Genius or madness? IKEA unveils flat-pack refugee shelter on World Refugee Day

GlobalPost
The World

IKEA, the conglomerate that sells everything from office furniture to lounge suites and beds to the kitchen sink, has a new offering: the flat-pack refugee shelter.

Unveiled in time for World Refugee Day, the prototype is a cheap, construct-it-yourself hut complete with electricity-generating roofs.

The charitable IKEA Foundation, supported in the idea by the United Nations High Commissioner for Refugees (UNCHR), has designed the shelters — at 17.5 square meters — to be twice as large as an "old-school refugee tent," Fast Company wrote.

They would fit five people comfortably and last up to 10 times longer.

Of 43 million people globally who live as refugees or are internally displaced, 10 percent of them live in tents, the UNHCR estimates.

IKEA says the shelters should take about four hours to assemble, although anyone who's ever assembled anything from Ikea before might consider that timeframe optimistic.

While IKEA might specialize in inoffensive home furnishings, prefabricated and packed into flat boxes for easy transport, the company has tried some novel concepts before — including budget hotels and miniature replicas of its Scandinavian designs for use in dollhouses.

While IKEA has poured about $4.5 million into the project, it's been pointed out that the company — owned by the INGKA foundation, itself registered as a charitable organization under Dutch law — has faced calls to increase its charitable activities.

UNHCR estimates that 3.5 million refugees, or 10 percent of the world’s refugee population, live in tents which, said Per Heggenes, CEO of the IKEA Foundation, "offer little comfort, dignity, or security."

He continued:

"Further, the existing tents are cold in the winter and hot in the summer.
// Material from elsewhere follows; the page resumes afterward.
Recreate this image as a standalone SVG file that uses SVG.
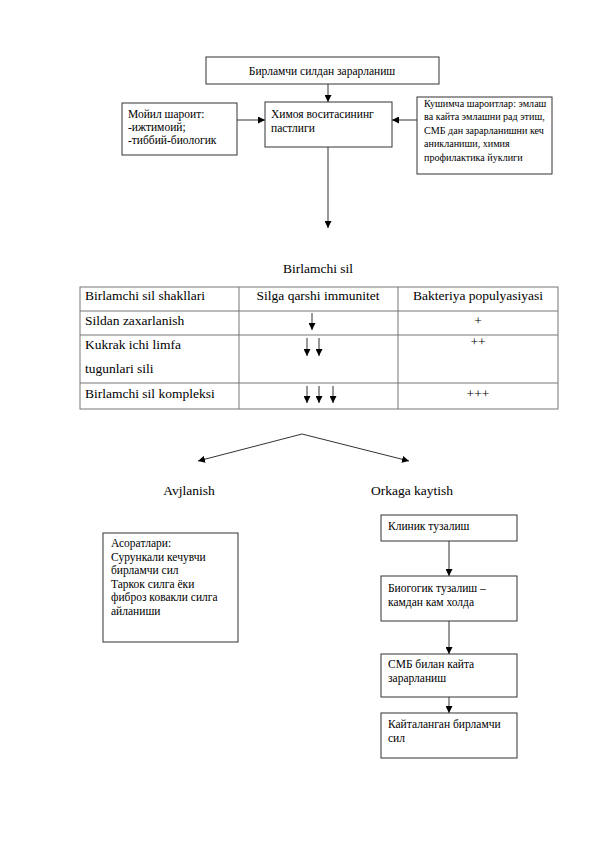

They have no electricity or lighting, limiting refugee families’ ability to lead a normal life."

The IKEA shelter’s walls and roof are composed of a more longlasting laminated polymer material that offers UV protection and insulation.

Paul Spiegel, an official with the UN Refugee Agency, told the Wall Street Journal:

"This is a better solution than tents. It has potential to be better in the elements and the weather."

Fast Company, in its semi-serious coverage of what IKEA is calling simply "Refugee Shelter," includes quite valid speculation over whether the item's set name will be Tillflykt ("refuge" in Swedish) — and whether it will come with the all-important Allen key included.